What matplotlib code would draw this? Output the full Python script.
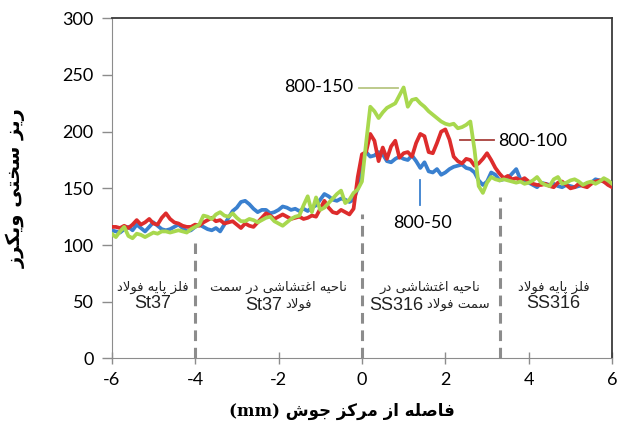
import re
import numpy as np
import matplotlib
matplotlib.use("Agg")
import matplotlib.pyplot as plt
from matplotlib.transforms import offset_copy

# Data (step 0.1 mm)
distance = np.round(np.arange(-6.0, 6.01, 0.1), 1)

hv_800_50 = [113, 112, 111, 114, 116, 113, 118, 115, 112, 116,
             120, 117, 114, 113, 114, 116, 118, 115, 112, 113,
             116, 118, 116, 114, 113, 115, 112, 118, 124, 130,
             133, 138, 139, 136, 132, 129, 131, 131, 128, 129,
             131, 134, 133, 131, 132, 130, 132, 130, 133, 135,
             140, 145, 143, 140, 139, 141, 140, 138, 140, 150,
             176, 182, 178, 179, 182, 180, 174, 173, 176, 178,
             176, 175, 179, 174, 168, 173, 165, 164, 167, 162,
             164, 167, 169, 170, 171, 168, 167, 164, 157, 153,
             156, 164, 162, 157, 158, 159, 163, 167, 158, 156,
             155, 153, 151, 155, 154, 153, 154, 152, 151, 153,
             152, 151, 152, 153, 154, 155, 158, 157, 156, 154,
             152]

hv_800_100 = [116, 116, 115, 117, 115, 118, 122, 118, 120, 123,
              119, 118, 124, 128, 123, 120, 119, 117, 116, 116,
              118, 117, 120, 122, 124, 121, 122, 119, 120, 121,
              118, 115, 119, 117, 116, 120, 124, 128, 126, 123,
              125, 127, 125, 123, 124, 125, 123, 124, 126, 125,
              132, 139, 133, 129, 128, 131, 129, 127, 132, 160,
              180, 182, 198, 192, 174, 186, 176, 187, 192, 177,
              181, 182, 178, 190, 198, 196, 182, 181, 190, 200,
              202, 193, 178, 174, 172, 176, 175, 170, 172, 176,
              181, 175, 168, 163, 159, 161, 158, 159, 157, 159,
              156, 154, 153, 153, 154, 152, 151, 155, 156, 153,
              150, 151, 154, 152, 151, 154, 156, 157, 156, 153,
              151]

hv_800_150 = [110, 107, 112, 116, 108, 106, 110, 109, 107, 109,
              111, 110, 112, 112, 111, 112, 113, 112, 111, 114,
              116, 118, 126, 125, 123, 127, 129, 126, 125, 128,
              124, 121, 121, 123, 122, 120, 122, 124, 125, 121,
              119, 117, 120, 123, 125, 126, 135, 143, 129, 142,
              131, 133, 137, 141, 145, 148, 137, 140, 146, 149,
              156, 190, 222, 218, 212, 217, 221, 223, 225, 232,
              239, 222, 228, 229, 225, 222, 218, 215, 212, 209,
              207, 206, 207, 203, 204, 206, 209, 184, 152, 146,
              155, 160, 158, 157, 158, 157, 156, 155, 156, 154,
              155, 157, 160, 155, 153, 152, 158, 160, 154, 155,
              157, 158, 156, 153, 155, 156, 154, 156, 159, 157,
              154]

series_names = ["800-50", "800-100", "800-150"]
series_colors = ["#3a80cf", "#dd2c2c", "#a8d84e"]

zone_bounds = [-4, 0, 3.3]
zone_tops = [102, 127, 142]

zone_centers = [-5.02, -2.0, 1.62, 4.6]
zone_line1 = ["فلز پایه فولاد", "ناحیه اغتشاشی در سمت", "ناحیه اغتشاشی در", "فلز پایه فولاد"]
zone_steel = ["St37", "St37", "SS316", "SS316"]
zone_line2_fa = ["", "فولاد", "سمت فولاد", ""]

ylabel_text = "ریز سختی ویکرز"
xlabel_text = "فاصله از مرکز جوش (mm)"


# matplotlib 3.10 has no Arabic shaping: pick contextual forms by hand
FORMS = {'ا': (0xFE8D, False), 'ت': (0xFE95, True), 'ج': (0xFE9D, True),
         'ح': (0xFEA1, True), 'خ': (0xFEA5, True), 'د': (0xFEA9, False),
         'ر': (0xFEAD, False), 'ز': (0xFEAF, False), 'س': (0xFEB1, True),
         'ش': (0xFEB5, True), 'ص': (0xFEB9, True), 'غ': (0xFECD, True),
         'ف': (0xFED1, True), 'ل': (0xFEDD, True), 'م': (0xFEE1, True),
         'ن': (0xFEE5, True), 'ه': (0xFEE9, True), 'و': (0xFEED, False),
         'پ': (0xFB56, True), 'ک': (0xFB8E, True), 'ی': (0xFBFC, True)}


def fa(text):
    out = []
    i = 0
    while i < len(text):
        c = text[i]
        if c not in FORMS:
            out.append(c)
            i += 1
            continue
        prev = text[i - 1] if i > 0 else None
        join_prev = prev in FORMS and FORMS[prev][1]
        if c == 'ل' and i + 1 < len(text) and text[i + 1] == 'ا':
            out.append('\uFEFC' if join_prev else '\uFEFB')
            i += 2
            continue
        nxt = text[i + 1] if i + 1 < len(text) else None
        join_next = FORMS[c][1] and nxt in FORMS
        out.append(chr(FORMS[c][0] + int(join_prev) + 2 * int(join_next)))
        i += 1
    visual = "".join(out)[::-1]
    return re.sub(r"[A-Za-z0-9()]+", lambda m: m.group(0)[::-1], visual)


plt.rcParams['font.family'] = ['Lato', 'DejaVu Sans']
plt.rcParams['axes.unicode_minus'] = False

fig = plt.figure(figsize=(6.24, 4.36), dpi=100)
ax = fig.add_axes([0.179, 0.178, 0.802, 0.780])

for vals, col in zip([hv_800_50, hv_800_100, hv_800_150], series_colors):
    ax.plot(distance, vals, color=col, lw=2.7, solid_joinstyle='round', zorder=3)

for xb, top in zip(zone_bounds, zone_tops):
    ax.plot([xb, xb], [0, top], color='#8c8c8c', lw=2.2, ls=(0, (3.5, 2.2)), zorder=2)

fa_props = dict(fontsize=9.5, family=['DejaVu Sans'], color='#222222')
latin_props = dict(fontsize=13, family=['Liberation Sans', 'DejaVu Sans'], color='#222222')
pairs = []
for xc, l1, steel, l2 in zip(zone_centers, zone_line1, zone_steel, zone_line2_fa):
    ax.text(xc, 63, fa(l1), ha='center', va='center', **fa_props)
    if not l2:
        ax.text(xc, 48, steel, ha='center', va='center', **latin_props)
        continue
    # mixed line: steel grade on the left, Persian words on the right
    t_lat = ax.text(xc, 42.5, steel, ha='right', va='baseline', **latin_props)
    t_fa = ax.text(xc, 45, fa(l2), ha='left', va='baseline', **fa_props)
    pairs.append((t_lat, t_fa))

fig.canvas.draw()
renderer = fig.canvas.get_renderer()
gap = 4
for t_lat, t_fa in pairs:
    wl = t_lat.get_window_extent(renderer).width
    wa = t_fa.get_window_extent(renderer).width
    dx = wl - (wl + gap + wa) / 2
    t_lat.set_transform(offset_copy(ax.transData, fig=fig, x=dx, y=0, units='dots'))
    t_fa.set_transform(offset_copy(ax.transData, fig=fig, x=dx + gap, y=0, units='dots'))

# series labels with leader lines
ax.plot([-0.07, 0.86], [238.5, 238.5], color='#b7c682', lw=1.3)
ax.text(-0.2, 239, series_names[2], ha='right', va='center', fontsize=13)
ax.plot([2.36, 3.16], [192.5, 192.5], color='#a8403c', lw=1.3)
ax.text(3.26, 192, series_names[1], ha='left', va='center', fontsize=13)
ax.plot([1.40, 1.40], [135, 157], color='#3a80cf', lw=1.3)
ax.text(1.46, 119, series_names[0], ha='center', va='center', fontsize=13)

ax.set_xlim(-6, 6)
ax.set_ylim(0, 300)
ax.set_xticks(np.arange(-6, 7, 2))
ax.set_yticks(np.arange(0, 301, 50))
ax.tick_params(axis='y', direction='out', length=7, width=1, color='#8c8c8c',
               labelsize=13, pad=6)
ax.tick_params(axis='x', direction='inout', length=8, width=1, color='#8c8c8c',
               labelsize=13, pad=6)

for side in ['left', 'bottom']:
    ax.spines[side].set_color('#8c8c8c')
for side in ['top', 'right']:
    ax.spines[side].set_color('#3a3a3a')
    ax.spines[side].set_linewidth(1.3)

ax.set_ylabel(fa(ylabel_text), fontsize=14, fontweight='bold',
              family=['DejaVu Sans'])
ax.yaxis.set_label_coords(-0.172, 0.5)
ax.set_xlabel(fa(xlabel_text), fontsize=12, fontweight='bold',
              family=['DejaVu Serif', 'DejaVu Sans'])
ax.xaxis.set_label_coords(0.46, -0.155)
ax.xaxis.label.set_va('center')

fig.savefig("out.png", dpi=100)
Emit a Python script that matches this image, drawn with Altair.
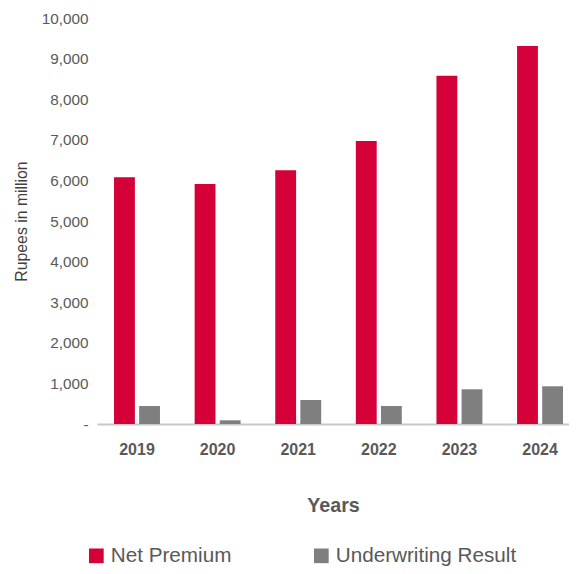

● ● ● ● ● ● ●

# Work instructions:
Starting at the top of the listing above, reproduce each line up to and including the one with "distance = np.round(np.arange(-6.0, 6.01, 0.1), 1)"; omit the pictures.

# Final result:
What matplotlib code would draw this? Output the full Python script.
import re
import numpy as np
import matplotlib
matplotlib.use("Agg")
import matplotlib.pyplot as plt
from matplotlib.transforms import offset_copy

# Data (step 0.1 mm)
distance = np.round(np.arange(-6.0, 6.01, 0.1), 1)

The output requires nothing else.